By James Stafford | Posted: Tuesday, January 20, 2015 1:17 pm
This New Year, an old trend may become a new trend as conventional drilling in North America is once again in the spotlight at a time when oil prices continue their slump and the unconventional becomes increasingly uneconomical.
Advanced horizontal drilling and hydraulic fracking for extraction is much more expensive than conventional drilling. While these high-cost methods are the technology that ushered in the North American shale boom, in times of oil price troubles, plenty are moving back to the basics. Unexplored conventional plays are set for a mini-boom of their own.
The surge in high-tech exploration and production has been led by small to mid-sized independent companies who could foot the bill for expensive drilling and extraction as long as oil prices were high and the risk-to-reward ratio favorable. This was a great plan when oil prices were over $100 a barrel.
Most independent drillers hit a break-even point around $80-$85 per barrel for shale drilling.
Beyond this, shale wells deplete much faster and during peak production, they are “highly leveraged to the prevailing energy price”. So when you sink millions into a shale well for quick reward when oil is at $100 a barrel and it suddenly plummets to $60 per barrel—you’re out a lot of cash and it is no longer feasible to produce.
One way for investors to hedge their bets is to look away from the shale cash cows and towards underexplored conventional plays that don’t require expensive horizontal drilling or fracking for extraction.
Going vertical is the safer bet, and there are two key areas that stand out: The all-time favorite Permian Basin in West Texas, and the prolific and still underexplored Saskatchewan province in Canada.
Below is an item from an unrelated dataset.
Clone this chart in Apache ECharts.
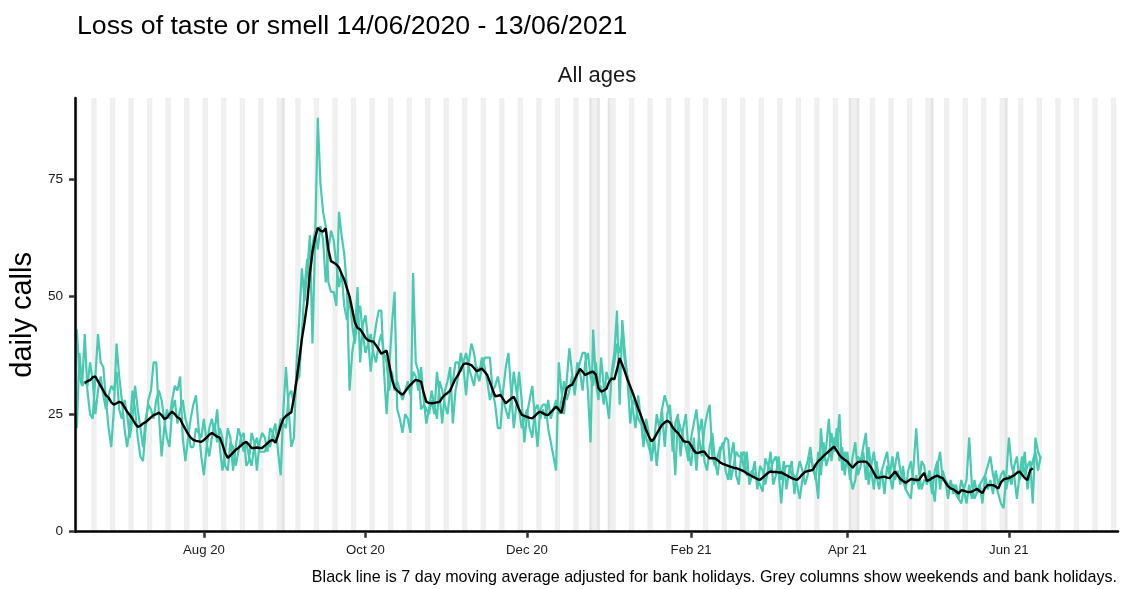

In the US, nearly 95% of new oil production between 2011 and 2013 was from seven key regions where horizontal drilling and fracking rule the day, led by North Dakota’s Bakken, South Texas’ Eagle Ford, and the Permian Basin in West Texas and New Mexico.
But what you may not know is that the Permian Basin isn’t all horizontal. In fact, just before the oil price slump, it was just getting to the point where horizontal drilling was starting to outpace vertical drilling.
The decline rates for these key regions speak volumes. The Eagle Ford region has an approximately 62% decline rate, the Bakken region 54%, and the Permian—where vertical plays a key role—has only a 33% decline rate.
In September, Encana Corp. (NYSE:ECA) agreed to acquire Athlon Energy’s (NASDAQ:ATHL) Permian basin assets for $7.1 billion. While horizontal wells are the longer-term plan, current production is almost entirely from vertical wells and Athlon had 1,121 vertical wells versus 17 producing horizontal wells on its acreage.
At the other end of North America, all eyes are on Canada’s Saskatchewan province, where Suncor Energy (SU) and Cenovus Energy (CVE)—two of the biggest oil sands producers in Canada—maintain significant profit margins despite all.
More narrowly, market attention is latching on to the Williston Basin, which is already producing 1 million barrels of light crude oil per day and is on track to double this with new wells coming online. Yet there remains a great deal of exploration to do here, and this basin is expected to come up with another major sweet spot.
Within this prospective sweet spot lies the Little Swan, whose name belies its potential to be the next major discovery with an extremely attractive risk-to-reward ratio. This is, after all, the single-largest oil permit in Saskatchewan.
Recently acquired in part by a small, fiery independent company called Bayhorse Silver Inc. (TSX Ventue:BHS), Little Swan, in the prolific Williston Basin is a 253,000-acre oil and gas prospect that is an extension of oil bearing formations of North Dakota and Montana, according to geological reports that indicate high potential for a new discovery.
What makes this area particularly attractive to prospective investors who are shell-shocked by the oil price slump is that drilling will be cheap. Bayhorse estimates that a 1,200ft-well would cost only $500,000 because there is no need for horizontal drilling or fracking.
Overall, Canada–the world’s fifth-largest oil producer and a country with more proven crude oil reserves than anywhere outside of Saudi Arabia and Venezuela—is shaping up to become a better bet for anyone who recognizes that the frackers are now a gamble, and even more of a gamble than expensive oil sands, which take a lot of upfront investment but don’t decline like shale.